With echoes of the words “Thatcher milk snatcher” bouncing off the walls in Downing Street, the Government’s swift U-turn over proposals to scrap free milk for under-fives hardly came as a surprise.

Put forward by health minister Ann Milton, who said the cost of the milk scheme had doubled over the past two years, the proposal was dropped by David Cameron so quickly his education minister was informed about it while defending the plan on live television.

It doesn’t take a rocket scientist to work out that this was a decision made amid fears of knee-jerk antagonism from parents, nurseries and the media.

God forbid that a Prime Minister with young children, whose wife is expecting another baby, could be seen to act in the vein of Margaret Thatcher’s controversial 1971 move to scrap free school milk for over-sevens.

But given the state of the country’s finances and the need for cuts, surely it makes sense to scrap such a costly scheme.

With the cost of running the free milk programme at nearly £50 million this year, and set to rise to £59m in 2011-12, it’s a huge expense we could do without. And, as Ann Milton said, there is no evidence that it benefits children.

The notion of free milk, which started in 1940, is an outdated one. The days of wartime and post-war food shortages are long gone.

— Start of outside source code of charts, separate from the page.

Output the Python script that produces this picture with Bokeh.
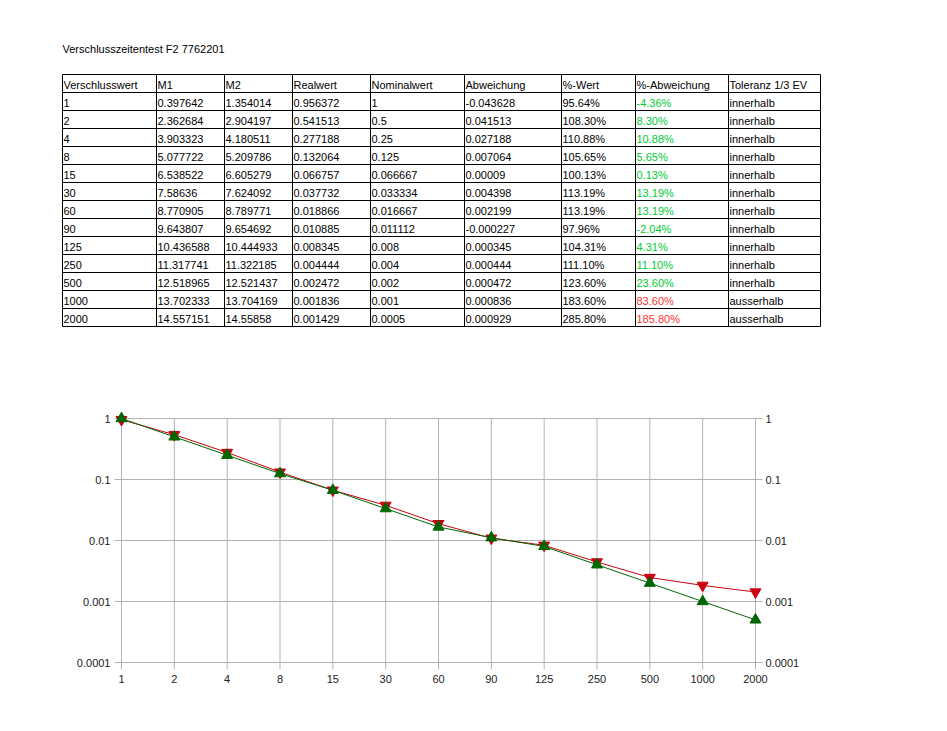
from bokeh.plotting import figure
from bokeh.models import Range1d, FixedTicker, LogAxis
from bokeh.core.properties import value
from bokeh.embed import file_html
from bokeh.resources import INLINE

# ---------------- data ----------------
title = "Verschlusszeitentest F2 7762201"
headers = ["Verschlusswert", "M1", "M2", "Realwert", "Nominalwert",
           "Abweichung", "%-Wert", "%-Abweichung", "Toleranz 1/3 EV"]
verschlusswert = ["1", "2", "4", "8", "15", "30", "60", "90", "125", "250", "500", "1000", "2000"]
m1 = ["0.397642", "2.362684", "3.903323", "5.077722", "6.538522", "7.58636", "8.770905",
      "9.643807", "10.436588", "11.317741", "12.518965", "13.702333", "14.557151"]
m2 = ["1.354014", "2.904197", "4.180511", "5.209786", "6.605279", "7.624092", "8.789771",
      "9.654692", "10.444933", "11.322185", "12.521437", "13.704169", "14.55858"]
realwert = ["0.956372", "0.541513", "0.277188", "0.132064", "0.066757", "0.037732", "0.018866",
            "0.010885", "0.008345", "0.004444", "0.002472", "0.001836", "0.001429"]
nominalwert = ["1", "0.5", "0.25", "0.125", "0.066667", "0.033334", "0.016667",
               "0.011112", "0.008", "0.004", "0.002", "0.001", "0.0005"]
abweichung = ["-0.043628", "0.041513", "0.027188", "0.007064", "0.00009", "0.004398", "0.002199",
              "-0.000227", "0.000345", "0.000444", "0.000472", "0.000836", "0.000929"]
prozent_wert = ["95.64%", "108.30%", "110.88%", "105.65%", "100.13%", "113.19%", "113.19%",
                "97.96%", "104.31%", "111.10%", "123.60%", "183.60%", "285.80%"]
prozent_abw = ["-4.36%", "8.30%", "10.88%", "5.65%", "0.13%", "13.19%", "13.19%",
               "-2.04%", "4.31%", "11.10%", "23.60%", "83.60%", "185.80%"]
toleranz = ["innerhalb"] * 11 + ["ausserhalb"] * 2

y_ticks = [0.0001, 0.001, 0.01, 0.1, 1]
y_tick_labels = ["0.0001", "0.001", "0.01", "0.1", "1"]

real_vals = [float(v) for v in realwert]
nominal_vals = [float(v) for v in nominalwert]

FONT = "Liberation Sans"
W = 947

# ---------------- table figure ----------------
TH = 340
t = figure(width=W, height=TH, x_range=Range1d(0, W), y_range=Range1d(TH, 0),
           output_backend="svg", toolbar_location=None, min_border=0,
           x_axis_location=None, y_axis_location=None)
t.grid.visible = False
t.outline_line_color = None

col_edges = [62, 156, 224, 292, 370, 464, 561, 635, 728, 820]
row_top = 74
row_h = 18
n_rows = len(verschlusswert) + 1

t.text(x=[62], y=[48], text=[title], text_font=value(FONT), text_font_size="11px",
       text_baseline="middle", text_align="left", text_color="#000000")

columns = [verschlusswert, m1, m2, realwert, nominalwert, abweichung, prozent_wert, prozent_abw, toleranz]
xs, ys, txt, cols = [], [], [], []
for ci, h in enumerate(headers):
    xs.append(col_edges[ci] + 1); ys.append(row_top + row_h / 2 + 1); txt.append(h); cols.append("#000000")
for ci, colvals in enumerate(columns):
    for ri, v in enumerate(colvals):
        xs.append(col_edges[ci] + 1)
        ys.append(row_top + (ri + 1) * row_h + row_h / 2 + 1)
        txt.append(v)
        if ci == 7:
            cols.append("#00cc33" if toleranz[ri] == "innerhalb" else "#ff3333")
        else:
            cols.append("#000000")
t.text(x=xs, y=ys, text=txt, text_color=cols, text_font=value(FONT), text_font_size="11px",
       text_baseline="middle", text_align="left")

hy = [row_top + r * row_h for r in range(n_rows + 1)]
t.segment(x0=[col_edges[0]] * len(hy), x1=[col_edges[-1]] * len(hy), y0=hy, y1=hy,
          line_color="#000000", line_width=1)
t.segment(x0=col_edges, x1=col_edges, y0=[row_top] * len(col_edges),
          y1=[row_top + n_rows * row_h] * len(col_edges), line_color="#000000", line_width=1)

# ---------------- chart figure ----------------
CH = 391
n = len(verschlusswert)
xi = list(range(n))
px_per_cat = 52.83
px_per_dec = 61.0
pad_x = 9 / px_per_cat
top = 10 ** (10 / px_per_dec)
bottom = 10 ** (-4 - 8 / px_per_dec)

p = figure(width=W, height=CH, y_axis_type="log",
           x_range=Range1d(-pad_x, n - 1 + pad_x), y_range=Range1d(bottom, top),
           output_backend="svg", toolbar_location=None,
           min_border_left=112, min_border_right=183, min_border_top=68, min_border_bottom=61)
p.grid.visible = False
p.outline_line_color = None

grid_col = "#b3b3b3"
tick_len_x = 7 / px_per_cat
tick_y = 10 ** (-4 - 7 / px_per_dec)
p.segment(x0=[-tick_len_x] * len(y_ticks), x1=[n - 1 + tick_len_x] * len(y_ticks),
          y0=y_ticks, y1=y_ticks, line_color=grid_col, line_width=1)
p.segment(x0=xi, x1=xi, y0=[tick_y] * n, y1=[1] * n, line_color=grid_col, line_width=1)

red = "#cc0011"
green = "#006600"
p.line(xi, real_vals, line_color=red, line_width=1)
p.scatter(xi, real_vals, marker="inverted_triangle", size=11, fill_color=red, line_color=red)
p.line(xi, nominal_vals, line_color=green, line_width=1)
p.scatter(xi, nominal_vals, marker="triangle", size=11, fill_color=green, line_color=green)

xa = p.xaxis[0]
xa.ticker = FixedTicker(ticks=xi)
xa.major_label_overrides = {i: v for i, v in zip(xi, verschlusswert)}

ya = p.yaxis[0]
ya.ticker = FixedTicker(ticks=y_ticks)
ya.major_label_overrides = {tv: tl for tv, tl in zip(y_ticks, y_tick_labels)}

ra = LogAxis(ticker=FixedTicker(ticks=y_ticks),
             major_label_overrides={tv: tl for tv, tl in zip(y_ticks, y_tick_labels)})
p.add_layout(ra, "right")

for ax in [xa, ya, ra]:
    ax.axis_line_color = None
    ax.major_tick_line_color = None
    ax.minor_tick_line_color = None
    ax.major_tick_in = 0
    ax.major_tick_out = 0
    ax.minor_tick_in = 0
    ax.minor_tick_out = 0
    ax.major_label_text_font = FONT
    ax.major_label_text_font_size = "11px"
    ax.major_label_text_color = "#222222"
xa.major_label_standoff = 4
ya.major_label_standoff = 2
ra.major_label_standoff = 1

open("out.html", "w").write(file_html([t, p], INLINE))
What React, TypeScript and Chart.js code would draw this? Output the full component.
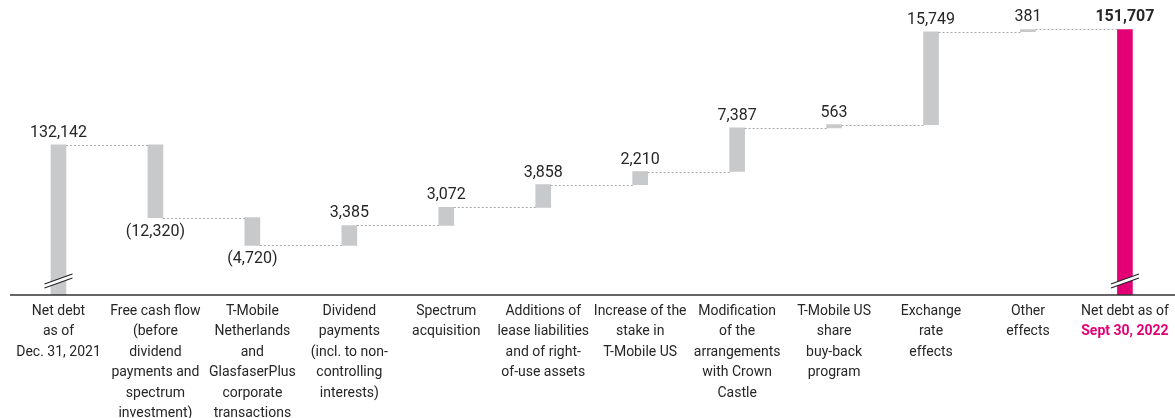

They were long gone by the time I started school, yet the provision of school milk continued for young children. From what I remember, it wasn’t particularly welcomed. Crates of little milk bottles used to be left outside school so that in summer the milk turned yellow and sour, and in winter it turned to ice.

I hated it so much, it put me off milk for life. I used to either give mine to other children, or tip it away. I couldn’t stomach it and even ended up with a ‘milk note’ excusing me from compulsory consumption of it. I wasn’t the only one who hated school milk, and I remember a lot of it was thrown away.

To this day the thought of drinking a glass of milk makes me feel queasy, and I blame that awful warm yellow stuff we were forced to guzzle at school. A colleague, who also remembers throwing away school milk, says she too has never been able to drink it ‘neat’ since.

I already contribute towards funding the schooling of other people’s children, not to mention tax credits and child benefits. In an age of alarming levels of child obesity, I don’t see the point of spending millions boosting children’s intake of full-fat milk.